I carried a claymore mine, hellbox and wires in another bag hung around my neck. Then I stuck a couple of grenades and a popup flare or two in the cargo pockets of my trousers. I usually found room somewhere for a can of C-ration peaches, and I topped off with a steel helmet. My M-16 I carried in my hands.
That load totaled around 140 pounds. Add the 175 pounds I weighed naked and I threatened destruction to footbridges and paddy dikes. I walked like an elephant and left deep footprints. Kneeling or lying down was a slow, careful process. I was also careful getting back up. A couple of times I got “turtled,” pinned down on my back by the weight. Chon had to pull me up steep banks, often with somebody pushing from behind. After a few minutes on the move, my clothes were always soaked with sweat.
My job was to shadow Chon everywhere he went. When the shit hit the fan, I flopped down to the left of his machine gun, guiding the ammo belt into the feed port as he fired. When the ammo belt got short I clipped a fresh belt on the end of the old one so he could keep firing. In a good fight, my load decreased by many pounds.
Unfortunately for me, Chon was very careful not to fire the gun without need. One night early in my tour I remember lying beside Chon’s gun as a few VC probing shots zipped overhead. I whispered at Chon that we should open fire. Not one to waste words, he told me to shut up. The next day he explained the VC often fired random shots, trying to get the CAP to reveal our location by returning fire. And Chon said he held his fire until needed because once he opened up, the gun tended to attract a lot of VC fire. So I rarely got to lighten my load.

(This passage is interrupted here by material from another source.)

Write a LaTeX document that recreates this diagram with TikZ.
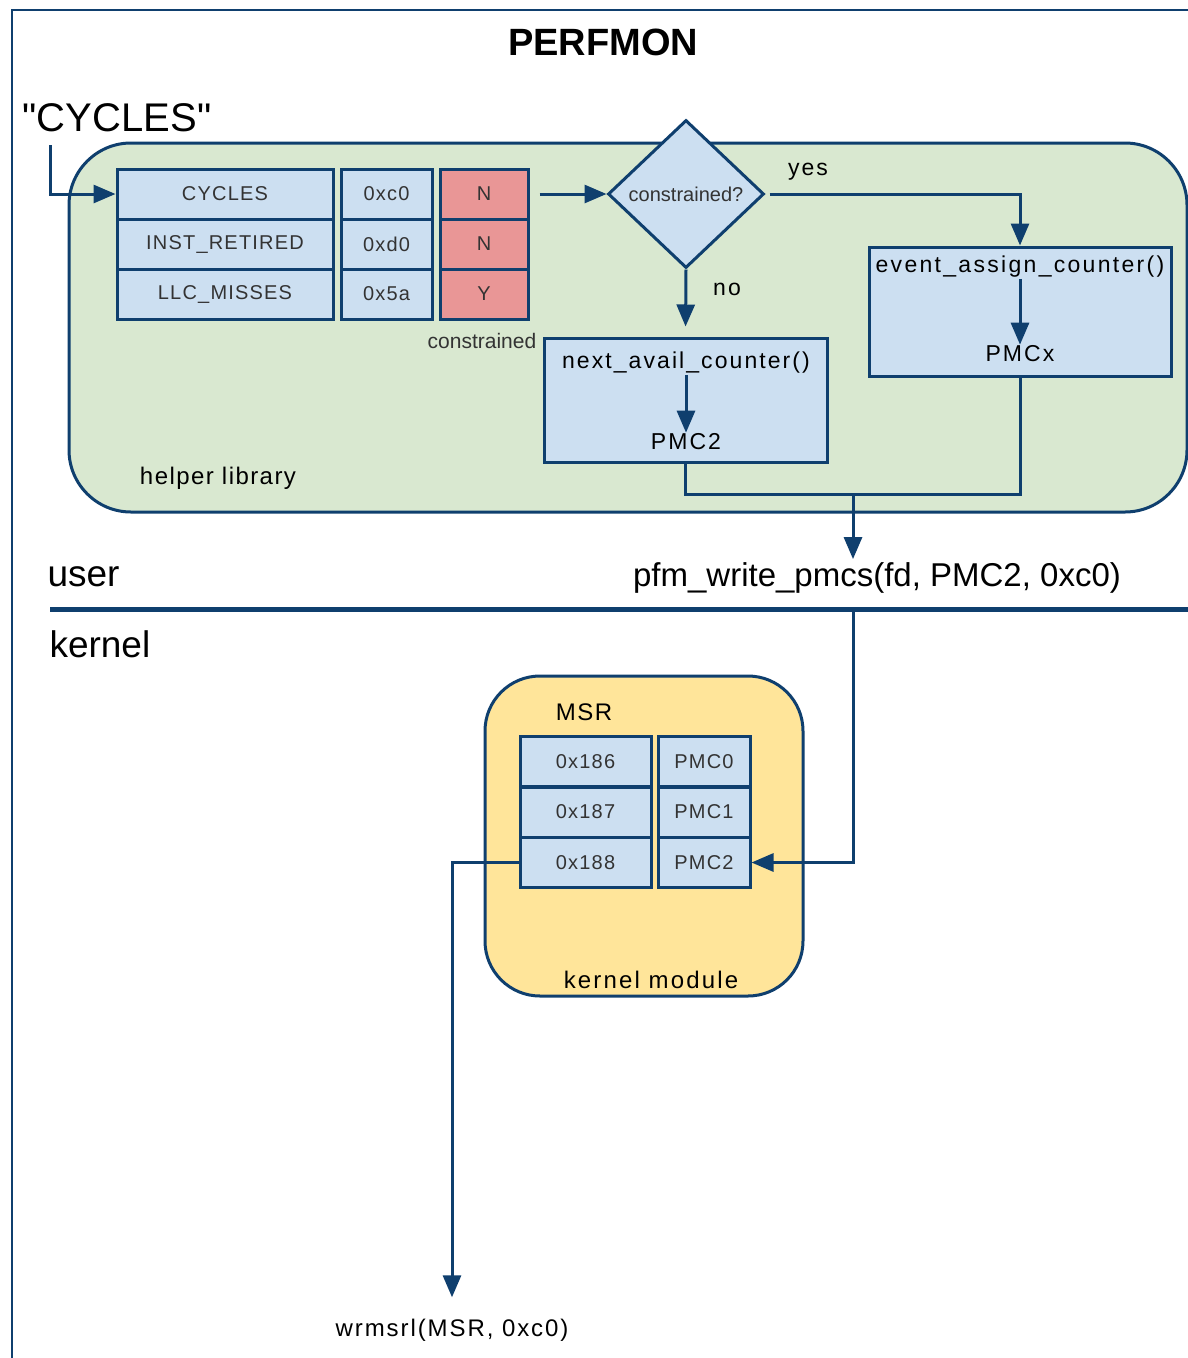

I was A-gunner for Chon for a couple of months, briefly carried the gun myself, then was A-gunner for R.D. “Erp” Erpelding for a few weeks. In one fight when I was Erp’s A-gunner, we fired several 100-round belts. My load got temporarily lighter, but the gun’s hammering left me deaf in my right ear for three days.
One time Chon and I were lying on either side of the machine gun in a night position. Directly in front of us was a thin treeline of bamboo and undergrowth. Beyond that was more bamboo, trees and mixed scrub. One or two VC were moving around nearby, firing occasional probing shots. The whole CAP laid there in our perimeter, listening carefully for any noise from the pitch blackness. Finally, our sergeant grew impatient. He stood up and whispered he was going to throw a grenade.
We heard the sergeant wind up and let fly – and instantly heard the grenade “THUNK!” into the stand of bamboo only six feet in front of us. Chon and I said, “OH SHIT!” in unison, and dug our faces into the dirt, holding our helmets on our heads with both hands. I wanted to climb inside my steel pot. The sergeant flopped down behind us.
Somewhere in front of us was a live grenade, maybe only a couple of feet away. The next five seconds were the longest in my life, and then there was a huge “BAM!” just the other side of the bamboo. Dirt, bamboo pieces and hot shrapnel pattered down all around, but we were untouched. I heard Chon calling the sergeant every foul name he could think of. That’s the only time in Vietnam I was glad to have a helmet.
Ernesto Rivas was Chon’s closest buddy in CAP 2-7-2. Both Chicanos, they piled their gear side-by-side in our day sites and spent most of their spare time together. Rivas was as witty and talkative as Chon was quiet. I remember many times hearing Rivas rattle away in Spanish for minutes at a time, then hearing Chon reply with a couple of quiet words before Rivas began rattling away again. Both of them lived to rotate home.